Prefeito de São Paulo e candidato à reeleição, Ricardo Nunes (MDB) tem o direito de questionar a validade do estudo que aponta para a existência de 80 mil pessoas vivendo nas ruas da cidade - mas não dá para negar que por lá e por aqui, no Rio, tem gente demais dormindo nas calçadas. Uma realidade, suponho, que se reproduz Brasil afora.
Não se trata apenas dos que estão numa situação que os obriga a permanecer nas ruas. Há aqueles que têm algum abrigo permanente mas que estão por aí pedindo dinheiro, vendendo um doce, oferecendo serviços desnecessários como a limpeza de para-brisa nos sinais de trânsito.
Arrisco dizer ser impossível que você, que está lendo este artigo, não tenha sido abordado por alguém lhe solicitando algum trocado nas últimas vezes em que botou o pé na rua ou se sentou num bar numa calçada. No Rio, há uma espécie de revezamento de pedintes à porta de uma livraria em Botafogo.
Nem de longe proponho algum de tipo de ação para retirar esses compatriotas das ruas que são tão deles quanto minhas. Ao contrário, é preciso que a sociedade encare essas pessoas não como incômodo, mas como sinais evidentes de nossos fracassos.
Não dá pra achar normal ver tanta gente assim nas ruas, não é razoável que crianças em idade escolar sejam expostas desse jeito. Há muitos anos, um colega que morou na França nos anos 1970 - seus pais eram exilados - me contou que o plano dele e de um amigo de matar aula para dar volta em Paris foi abortado por uma razão simples: um policial estranhou que aqueles dois moleques estivessem na rua em horário escolar.

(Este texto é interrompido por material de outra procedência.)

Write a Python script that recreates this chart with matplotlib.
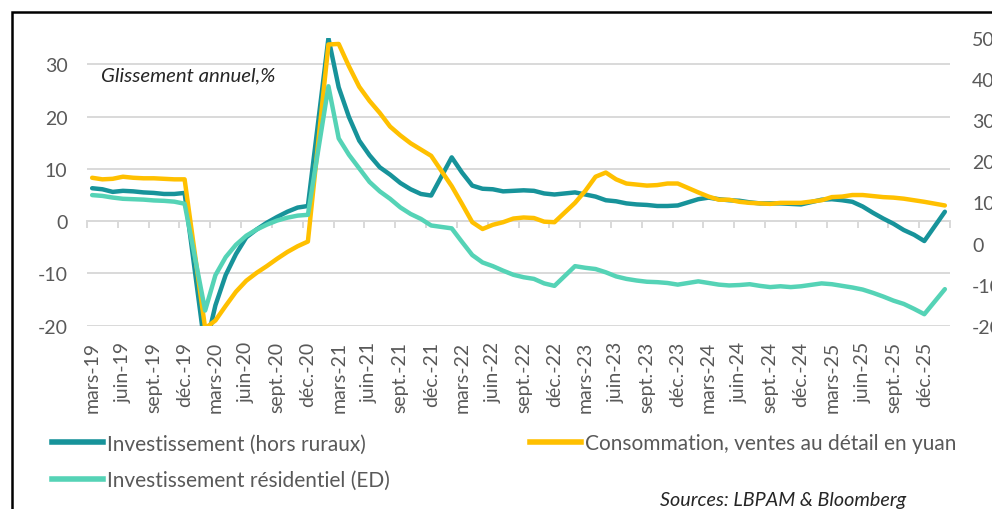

Como o ensino por lá é em horário integral, não havia razão para que dois pré-adolescentes estivessem zanzando pela cidade num dia útil, sem a companhia de adultos. Os dois foram devidamente acolhidos pela polícia que os levou para suas casas - e passou um sabão em seus pais.
Chega ser impressionante como tudo ocorreu de forma simples a partir de uma decisão de política pública: o ensino em horário integral. Além de todas as outras vantagens, essa medida permitiria que, a exemplo do que houve no caso do meu amigo, o poder público identificasse qualquer criança fora da escola.
Em 2010, o prefeito Eduardo Paes sancionou uma lei aprovada na Câmara Municipal que implantava de forma gradual uma medida necessária, mas ainda modesta - um turno único de sete horas. A cada ano, dez por cento do contigente de alunos das escolas públicas municipais passaria a ter essa jornada - em 2021, todos teriam essa carga horária.
Como o objetivo não atingido, adotou-se uma solução bem brasileira. Em 2022, a Câmara aprovou outra lei, igualmente sancionada pelo mesmo prefeito, que prorrogou para 2031 o prazo de adoção do turno único. Simples assim.
Muito focados na vida institucional - governos, parlamentos, entidades da sociedade civil - até mesmo nós, jornalistas, tantas vezes esquecemos de olhar mais para as ruas, para a vida que se desenvolve nas calçadas. É fundamental citar a pesquisa do Observatório Brasileiro de Políticas Públicas com a População em Situação de Rua, da Universidade Federal de Minas Gerais, que trata dos 80.369 brasileiros que não têm onde morar na cidade mais rica do país.
Temos que publicar dados sobre aumento/redução da pobreza, tratar de índices de desemprego, falar dos avanços (poucos) e retrocessos (muitos) na educação. Mas é preciso que essas pessoas tenham nomes, histórias. Não basta minorarmos nossos desconforto ou culpa estendo-lhes uma nota de dois ou de cinco reais, nem adotar a prática de, nas ruas, andar em zigue-zague para fugir da abordagem dos miseráveis.
Estamos a menos de duas semanas da eleição para prefeitos e vereadores. Fala-se muito de descriminalização de drogas e do aborto (temas do Congresso Nacional), de socos, de cadeiradas, de Lula e de Bolsonaro - e tratamos muito pouco da realidade que está diante dos nossos olhos. Cabe à sociedade escolher suas pautas.